Living History Farms XC Race 2012…
Yes, it is crazy fun running through the dense woods and waist deep creeks and then scaling greasy muddied embankments with ropes, tree branches or other runners’ legs, but I opted out this year. Now six months pregnant, I’d feel safer riding one of my half-ton horses than on that wild course. Even still, while chatting with an acquaintance before the race she suggested I should be running instead of cheering. The suggestion went something like, “No offence, but you’ll probably drop your baby in the first year anyway…” First off, that’s weird, and prefacing a ridiculous phrase with, “no offence” does not make the statement any less ridiculous. Secondly, is there some baby-dropping statistic with which I’m unfamiliar?

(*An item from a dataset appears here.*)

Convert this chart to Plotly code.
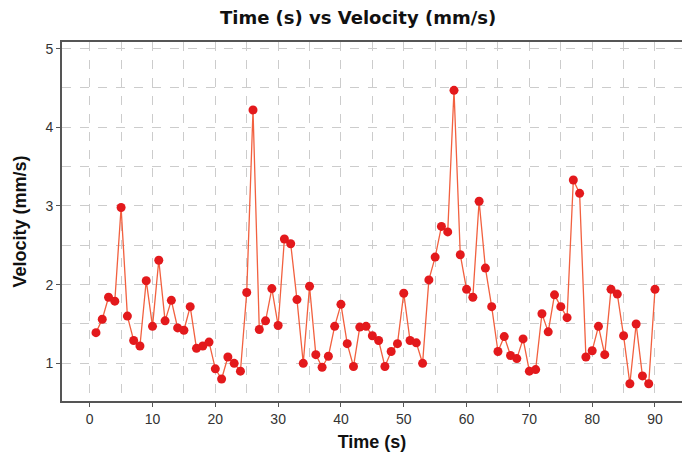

Thanks for the encouragement; I’ll stick to cheering for this guy…
…and to going for top three overall females next year. Top three m/f get cool pottery and a meat check good to spend on meat at various local grocers. The novelty of a “meat check” was too much that I couldn’t part with mine from last year and still have it.

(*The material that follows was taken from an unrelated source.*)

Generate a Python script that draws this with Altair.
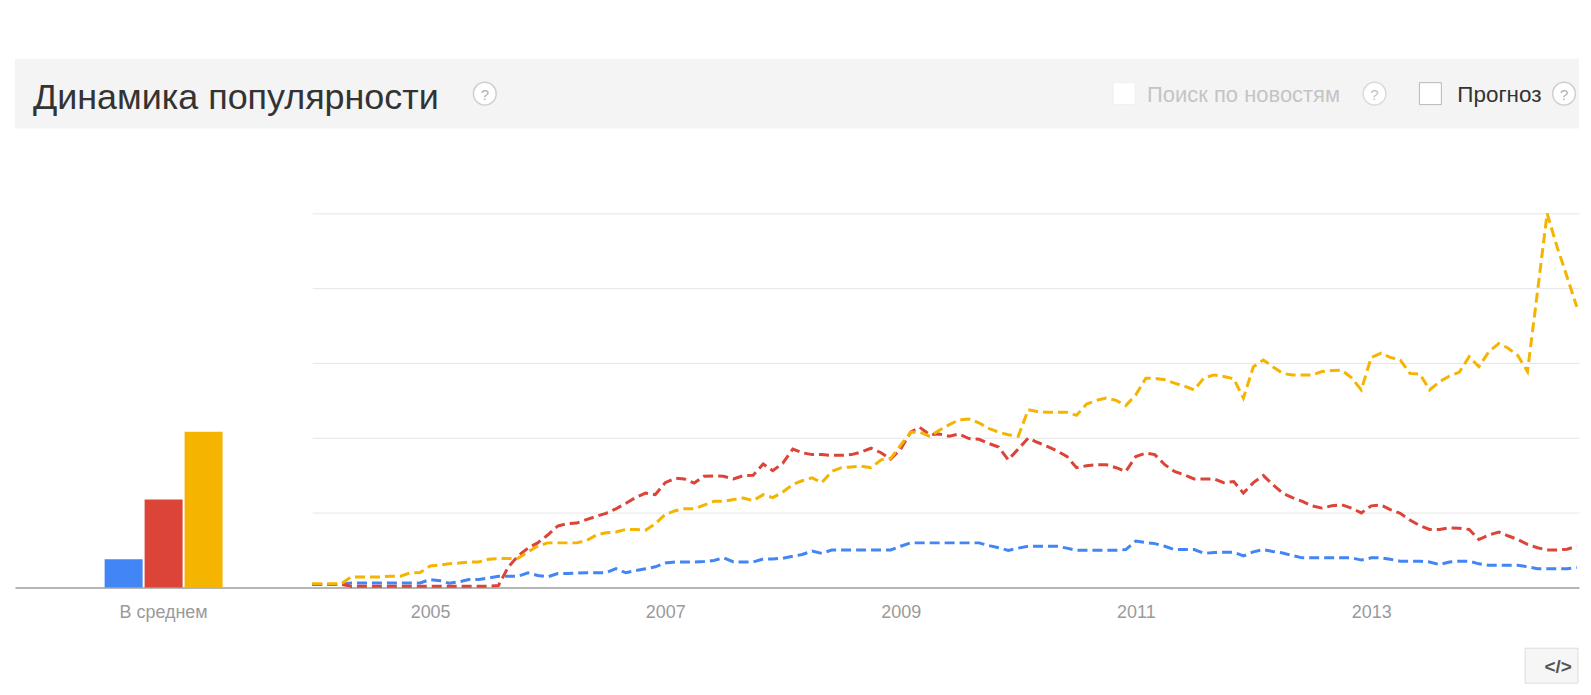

For now it’s barefoot and pregnant in the kitchen.
Here’s one of our fall favorites:
Baked Acorn Apple Squash
(serves 2) preheat oven to 350°
- 1 acorn squash
- 1 apple
- 2 T brown sugar
- ½ t cinnamon
- pinch salt
Cut the acorn squash in half. Clean out seeds and insides. Sprinkle a pinch of your two tablespoons of brown sugar in the holes of the squash. Half and core the apple. Squish the apple inside the squash. You may slice the apple if it’s too large; then fan it out in the squash cavity. Sprinkle the rest of the sugar (dividing it evenly) on the apple halves. Add the cinnamon, about ¼ t to each and a dash of salt to each half. Place in baking dish. Cover with aluminum foil. Bake until squash is tender and cooked through, about 45 minutes.
Allow to cool for a few minutes and enjoy.